Internal Conditioning for Stress Management
Grossman and Christensen state that stress inoculation helps individuals adapt to new stressors. They describe a "stress resilience system" that enables you to improve your adaptability to new stressors. Developing resilience to pressure in a certain domain helps you adjust to different stressors.
(Shortform note: In Roadmap to Resilience, Donald Meichenbaum suggests that you can strengthen your resilience by creating a personal coping narrative. This involves writing down brief accounts of stressful events, focusing on the facts and how you coped with them. By regularly recording these experiences, you train your mind to store memories of stress in terms of coping and available resources rather than helplessness.)
They also introduce using controlled breathing as a method to manage stress and physiological responses. It's a simple method that can be applied in high-pressure moments to decrease your heart's beats per minute, reduce trembling, and create calmness and control. Tactical breathing lets you manage the sympathetic nervous system throughout a critical incident. Afterward, it helps separate your physical response from remembering the event.
Heart-Rate-Variability Biofeedback
Paul M. Lehrer and Richard Gevirtz have shown that heart-rate-variability biofeedback, which involves breathing at a specific pace, can help people regulate their autonomic nervous system. This technique works by strengthening the baroreflex, a mechanism that helps control blood pressure and heart rate. By enhancing this reflex, the technique can reduce sympathetic nervous system activity and increase parasympathetic activity, leading to better emotional regulation and stress management. This approach has been found effective in treating conditions like anxiety and posttraumatic stress disorder.

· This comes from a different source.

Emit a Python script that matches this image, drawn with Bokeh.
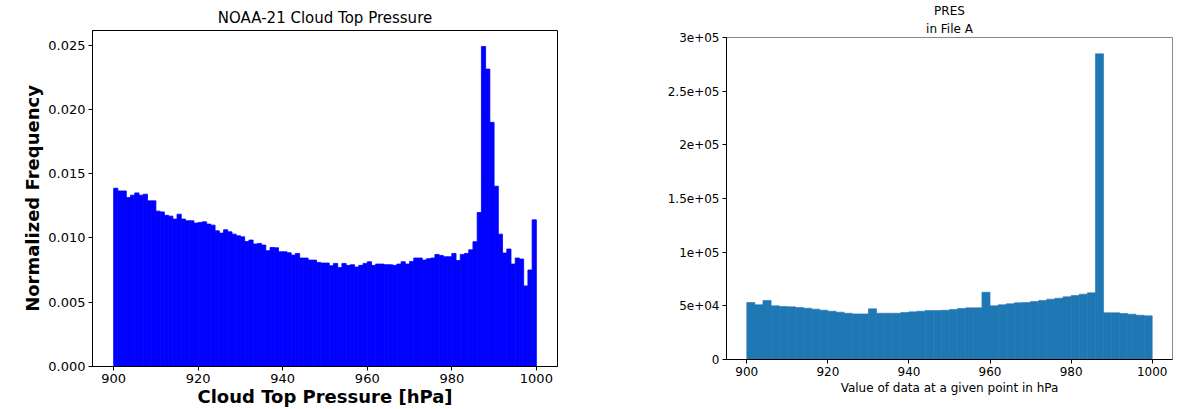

Tactical & Training Applications for Resilience
Grossman and Christensen assert that realistic training scenarios improve how you handle pressure. The more realistic the training, the more it prepares you for real-life situations. These training methods help you develop the right habits and responses and get used to the stress of battle, so you can perform better when it matters most.
(Shortform note: While realistic training scenarios can help you prepare for battle, they can also have negative effects. In The Body Keeps the Score, Bessel van der Kolk explains that when people are overwhelmed by inescapable terror, the brain’s alarm system imprints those experiences in rigid fear networks.)
Supporting Combatants: External Systems and Societal Support
Organizational and Institutional Support
Grossman and his co-author argue that organizational support is crucial for effective combat performance. They explain that a respected leader who demands effective action from their team is key. Having a comrade nearby also helps infantry soldiers to continue using their weapons. The authors add that historically, weapons operated by a team have accounted for most war casualties. This includes the chariot, the Greek phalanx, and the use of cannons. The phalanx, for example, was a dense formation of spear-wielding soldiers, highly trained to move as a coherent mass. Novices were positioned at the front, closely monitored and held accountable by experienced fighters at their backs.
(Shortform note: While organizational support can enhance combat performance, it can also have negative effects. In Achilles in Vietnam, Jonathan Shay argues that “moral injury” occurs when a soldier is compelled to act against their moral code. He explains that this can happen when a respected leader and a comrade nearby use the pressure of weapons operated by a team to push soldiers into violating their own moral code. Shay argues that moral injury is different from physical or psychological wounds because it leaves a lasting sense of betrayal and guilt. This can lead to long-term psychological distress, including depression, anxiety, and post-traumatic stress disorder.)
Cannons marked the initial organized military application of gunpowder. Cannons were lethal from the outset, unlike the initial muskets. Typically, they were operated by multiple people directly led by a sergeant or officer. Napoleon recognized how effective cannons were in battle and made sure his armies always had more of them than his foes. During the 1900s, the gun with an automatic mechanism took over the traditional position that the cannon held, operated by a group, as a weapon for mass killing. Crew-operated machine guns are still the main tools for inflicting casualties in battles at short distances, but group-enabling methods have evolved with the use of tanks and armored vehicles.
(Shortform note: The authors’ focus on the gun crew as the primary means of inflicting casualties at close range may be outdated. In Army of None, Paul Scharre argues that modern warfare increasingly disaggregates the act of killing, with the people who find, identify, and engage a target being physically separated. For example, armed drones and remote weapon stations allow operators to deliver lethal effects at close range while being hundreds or thousands of miles away. This means that the traditional concept of a gun crew physically present at the front lines may no longer be the primary means of inflicting casualties in close combat.)
Crew-operated armaments have been used in naval settings since the emergence of gunpowder. The contemporary notion of a military commander typically imagines an experienced warrior positioned behind troops, urging, motivating, disciplining, scolding, correcting, and rewarding them. This leadership style largely vanished with the fall of the Roman Empire but resurfaced with English longbowmen and the victorious forces during the age of gunpowder. The authors note that groups are a crucial additional factor. It was discovered that while only 15–20% of riflemen fired during World War II, crews operating crew-served weapons almost always did. Their reasons were mutual assistance, responsibility, and accountability. S.L.A. Marshall writes in his book, Men Against Fire, "I consider it a basic truth of combat that an infantry soldier's ability to persist with his weapons depends on whether he has—or thinks he has—a fellow soldier nearby."
Questioning the Data on Firing Rates
The authors’ claim that research “discovered” that individual riflemen in that war rarely fired their weapons, while team-served guns almost always did so because of group factors, is questionable. In 1988, historian Roger J. Spiller examined S.L.A. Marshall’s surviving field notes, interview materials, and personal papers. He found no underlying statistical compilations, tabulations, or methodological records to substantiate Marshall’s published numerical claims about combat firing behavior. Spiller concluded that these figures rest on impressionistic judgment rather than on demonstrable, documented research. Therefore, the assertion that only 15–20% of riflemen fired their weapons in that war should be treated as an unproven assertion rather than established fact.